Steve Bannon — President Donald Trump's white nationalist campaign manager and chief strategist — is back in the president's good graces, according to the Hill.
"Steve was benched"
"Steve was benched, and I think it got his attention and he realized he had to step up and show the president how valuable he is," a source quoted as a "GOP operative with close ties to the White House" told The Hill. "He's kept his head down and got back to work and was ready when he was called upon."
Following a string of public and embarrassing legal defeats, Trump had reportedly spurned Bannon's counsel, preferring instead to take advice from son-in-law Jared Kushner and other, more moderate members of his inner circle.

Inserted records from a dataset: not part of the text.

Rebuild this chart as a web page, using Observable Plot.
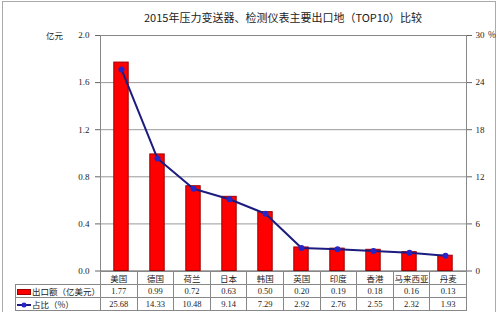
<!DOCTYPE html>
<html><head><meta charset="utf-8">
<script src="https://cdn.jsdelivr.net/npm/d3@7"></script>
<script src="https://cdn.jsdelivr.net/npm/@observablehq/plot@0.6"></script>
<style>
html,body{margin:0;padding:0;background:#fff;}
#wrap{position:relative;width:500px;height:312px;overflow:hidden;font-family:"Liberation Serif","Noto Sans CJK SC",serif;color:#222;}
#border{position:absolute;left:2px;top:1px;width:494px;height:312px;border:1px solid #aaa;box-sizing:border-box;}
#title{position:absolute;top:9px;left:100px;width:366px;text-align:center;font-size:11px;font-family:"Noto Sans CJK SC",sans-serif;white-space:nowrap;}
.unit{position:absolute;font-size:8.5px;font-family:"Noto Sans CJK SC",sans-serif;}
#chart{position:absolute;left:0;top:0;}
table{position:absolute;left:15px;top:271px;border-collapse:collapse;font-size:8.5px;table-layout:fixed;}
td{border:1px solid #888;text-align:center;padding:0;height:12px;line-height:11px;white-space:nowrap;overflow:hidden;font-family:"Liberation Serif","Noto Sans CJK SC",serif;}
td.cn{font-family:"Noto Sans CJK SC",sans-serif;}
td.blank{border:none;border-right:1px solid #888;}
td.lab{text-align:left;font-family:"Noto Sans CJK SC",sans-serif;padding-left:1px;}
</style></head>
<body>
<div id="wrap">
  <div id="border"></div>
  <div id="chart"></div>
  <div id="title"></div>
  <div class="unit" style="left:46px;top:29px;">亿元</div>
  <div class="unit" style="left:488px;top:28px;">%</div>
  <table id="tbl"></table>
</div>
<script>
const title = "2015年压力变送器、检测仪表主要出口地（TOP10）比较";
const countries = ["美国","德国","荷兰","日本","韩国","英国","印度","香港","马来西亚","丹麦"];
const exportValues = [1.77,0.99,0.72,0.63,0.50,0.20,0.19,0.18,0.16,0.13];
const sharePct = [25.68,14.33,10.48,9.14,7.29,2.92,2.76,2.55,2.32,1.93];
const leftTicks = [0,0.4,0.8,1.2,1.6,2.0];
const rightTicks = [0,6,12,18,24,30];
const seriesNames = ["出口额（亿美元）","占比（%）"];

document.getElementById("title").textContent = title;

const k = 2.0 / 30; // right axis % -> left axis units
const data = countries.map((c,i)=>({country:c, value:exportValues[i], pct:sharePct[i]}));

const W = 500, H = 285, ML = 100, MR = 34, MT = 35, MB = 14.5;
const step = (W - ML - MR) / countries.length;
const barW = 15;
const inset = (step - barW) / 2;

const chart = Plot.plot({
  width: W, height: H,
  marginLeft: ML, marginRight: MR, marginTop: MT, marginBottom: MB,
  style: {fontFamily: '"Liberation Serif","Noto Sans CJK SC",serif', fontSize: "9px", color: "#222", background: "transparent"},
  x: {domain: countries, padding: 0, axis: null},
  y: {domain: [0, 2.0]},
  marks: [
    Plot.gridY(leftTicks, {stroke: "#999", strokeOpacity: 1}),
    Plot.frame({stroke: "#888"}),
    Plot.axisY({ticks: leftTicks, tickFormat: d3.format(".1f"), tickSize: 5, tickPadding: 6, label: null, stroke: "#666"}),
    Plot.axisY({anchor: "right", ticks: rightTicks.map(v => v * k), tickFormat: d => String(Math.round(d / k)), tickSize: 5, tickPadding: 4, label: null, stroke: "#666"}),
    Plot.barY(data, {x: "country", y: "value", fill: "#ff0000", stroke: "#a00000", strokeWidth: 1, insetLeft: inset, insetRight: inset}),
    Plot.line(data, {x: "country", y: d => d.pct * k, stroke: "#1c1c80", strokeWidth: 2}),
    Plot.dot(data, {x: "country", y: d => d.pct * k, r: 3, fill: "#2525c8", stroke: "none"})
  ]
});
document.getElementById("chart").appendChild(chart);

// data table below the chart
const tbl = document.getElementById("tbl");
const cg = document.createElement("colgroup");
const c0 = document.createElement("col"); c0.style.width = (ML - 15) + "px"; cg.appendChild(c0);
countries.forEach(()=>{ const c = document.createElement("col"); c.style.width = step + "px"; cg.appendChild(c); });
tbl.appendChild(cg);
tbl.style.width = (ML - 15 + step * countries.length) + "px";

const r1 = tbl.insertRow();
const b = r1.insertCell(); b.className = "blank";
countries.forEach(c => { const td = r1.insertCell(); td.className = "cn"; td.textContent = c; });

const r2 = tbl.insertRow();
const l2 = r2.insertCell(); l2.className = "lab";
l2.innerHTML = '<svg width="14" height="8" style="vertical-align:-1px;margin-right:1px"><rect x="0.5" y="1.5" width="13" height="5" fill="#ff0000" stroke="#a00000"/></svg>';
l2.appendChild(document.createTextNode(seriesNames[0]));
exportValues.forEach(v => { const td = r2.insertCell(); td.textContent = v.toFixed(2); });

const r3 = tbl.insertRow();
const l3 = r3.insertCell(); l3.className = "lab";
l3.innerHTML = '<svg width="14" height="8" style="vertical-align:-1px;margin-right:1px"><line x1="0" x2="14" y1="4" y2="4" stroke="#1c1c80" stroke-width="2"/><circle cx="7" cy="4" r="2.5" fill="#2525c8"/></svg>';
l3.appendChild(document.createTextNode(seriesNames[1]));
sharePct.forEach(v => { const td = r3.insertCell(); td.textContent = v.toFixed(2); });
</script>
</body></html>
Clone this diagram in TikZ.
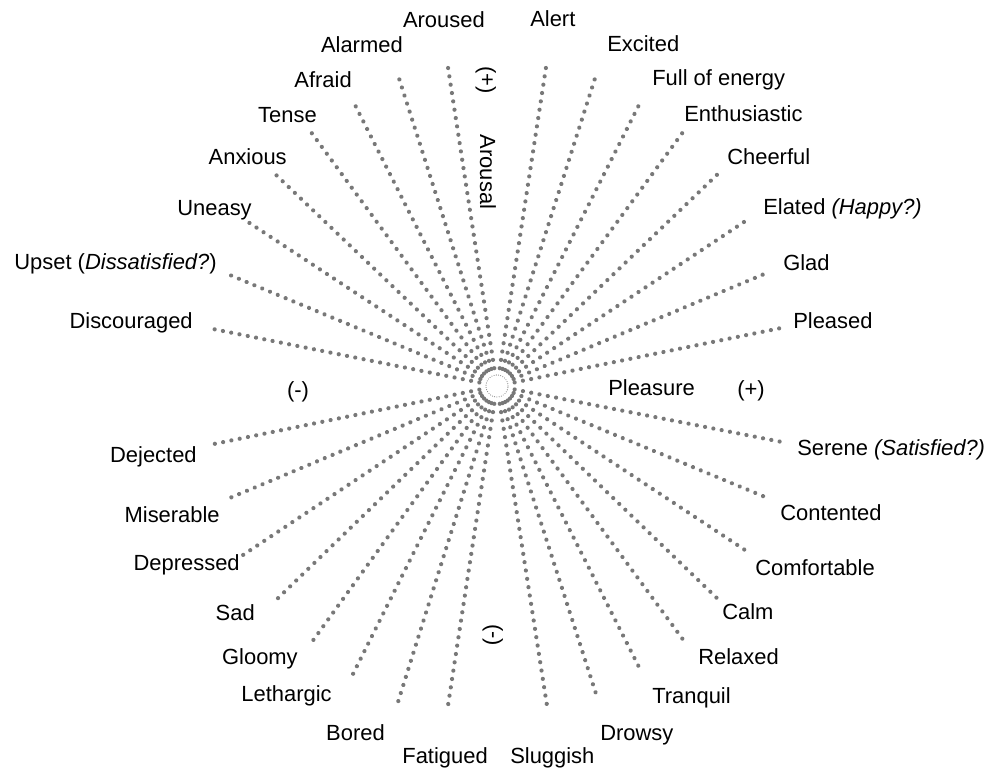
\documentclass[tikz,border=0pt]{standalone}
\usepackage{fontspec}
\setmainfont{Liberation Sans}
\usepackage{tikz}
\usetikzlibrary{calc}
\usetikzlibrary{decorations,decorations.markings}
\definecolor{dotgray}{RGB}{120,120,120}
\tikzstyle{ray}=[decoration={markings, mark=between positions 0 and 1 step 6pt with {\fill[dotgray] (0,0) circle (1.5pt);}}, decorate]
\tikzstyle{hub}=[decoration={markings, mark=between positions 0 and 1 step 1.6pt with {\fill[dotgray] (0,0) circle (0.4pt);}}, decorate]
\tikzstyle{mood}=[font=\fontsize{15.6}{18}\selectfont, inner sep=0pt, text height=11.2pt, text depth=0pt]

\begin{document}
\begin{tikzpicture}[x=0.025cm, y=0.025cm]
	\useasboundingbox (-497,-383) rectangle (496,386);
	\coordinate (c) at (0,0);
	\path[hub] (c) circle (11);
%
	% right half: ray end, then left edge of its label
	\foreach \n/\ex/\ey/\lx/\ly/\txt in {
		alert/50/325/33/367/{Alert},
		excited/100/314/110/342/{Excited},
		energy/145/287/155/308/{Full of energy},
		enthus/189/258/187/272/{Enthusiastic},
		cheerful/225/216/230/229/{Cheerful},
		elated/253/168/266/179/{Elated \textit{(Happy?)}},
		glad/272/114/286/123/{Glad},
		pleased/289/59/296/65/{Pleased},
		serene/290/-57/300/-62/{Serene \textit{(Satisfied?)}},
		contented/273/-113/283/-127/{Contented},
		comfort/254/-168/258/-182/{Comfortable},
		calm/225/-217/225/-226/{Calm},
		relaxed/190/-259/201/-271/{Relaxed},
		tranquil/145/-287/155/-310/{Tranquil},
		drowsy/101/-314/103/-347/{Drowsy},
		sluggish/51/-326/13/-370/{Sluggish}}{
		\coordinate (e\n) at (\ex,\ey);
		\coordinate (s\n) at ($(c)!0.45cm!(e\n)$);
		\path[ray] (s\n) -- (e\n);
		\node[mood, anchor=west] (l\n) at (\lx,\ly) {\txt};
	}
%
	% left half: ray end, then right edge of its label
	\foreach \n/\ex/\ey/\lx/\ly/\txt in {
		aroused/-50/325/-12/366/{Aroused},
		alarmed/-100/314/-94/341/{Alarmed},
		afraid/-145/287/-145/306/{Afraid},
		tense/-189/258/-180/271/{Tense},
		anxious/-224/214/-210/229/{Anxious},
		uneasy/-252/166/-245/178/{Uneasy},
		upset/-272/113/-280/124/{Upset (\textit{Dissatisfied?})},
		discour/-289/58/-304/65/{Discouraged},
		dejected/-288/-59/-300/-69/{Dejected},
		miserable/-272/-114/-277/-129/{Miserable},
		depressed/-254/-169/-257/-177/{Depressed},
		sad/-224/-217/-242/-227/{Sad},
		gloomy/-188/-260/-199/-271/{Gloomy},
		lethargic/-144/-288/-165/-308/{Lethargic},
		bored/-99/-316/-112/-347/{Bored},
		fatigued/-50/-326/-9/-370/{Fatigued}}{
		\coordinate (e\n) at (\ex,\ey);
		\coordinate (s\n) at ($(c)!0.45cm!(e\n)$);
		\path[ray] (s\n) -- (e\n);
		\node[mood, anchor=east] (l\n) at (\lx,\ly) {\txt};
	}
%
	\node[mood, anchor=west] (pleasure) at (111,-2) {Pleasure};
	\node[mood, anchor=west] (pplus) at (240,-3) {(+)};
	\node[mood] (pminus) at (-199,-4) {(-)};
	\node[mood, rotate=-90] (arousal) at (-9,214) {Arousal};
	\node[mood, rotate=-90] (aplus) at (-9,306) {(+)};
	\node[mood, rotate=-90] (aminus) at (-2,-249) {(-)};
\end{tikzpicture}
\end{document}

First was the White House's failed attempt to suspend travel from seven majority-Muslim countries, a move widely credited to Bannon. Courts blocked the ban's enforcement, causing the White House to pull the executive order and promise a revised ban — only for a judge in Hawaii to issue a temporary restraining order blocking that ban, too.
Then came the White House's first attempt to repeal and replace the Affordable Care Act, a promise central to Trump's campaign. When it seemed likely a large number of moderate and conservative Republicans would not fall in line with Trump's proposed bill, the American Health Care Act, Bannon reportedly told members of the far-right House Freedom Caucus they had "no choice" but to vote in favor of the legislation. Members of the caucus spurned Bannon's warning, and the bill never reached the House floor. It was another black eye for Bannon, an example of his inexperience in wrangling legislators.
"He's not the skilled Washington politico"
"He's not the skilled Washington politico that runs around all day stabbing people in the back," the same unnamed source told the Hill. "Not that he wouldn't enjoy that, but it's just not what he's best at."
There was also Bannon's very public feud with Kushner, with Bannon reportedly calling Trump's son-in-law a "cuck" and a "globalist" behind closed doors.
Things appeared to reach a head when Trump removed Bannon from the National Security Council, a move that seemed to suggest the president had lost faith in his bombastic senior strategist.
But a recent spate of executive orders signed by Trump suggest Bannon still has the president's ear. Restricting work visas, ramping up border security, escalating the rate of deportations and nearly starting a trade war with Canada over wood all have Bannon's nationalist agenda written all over them.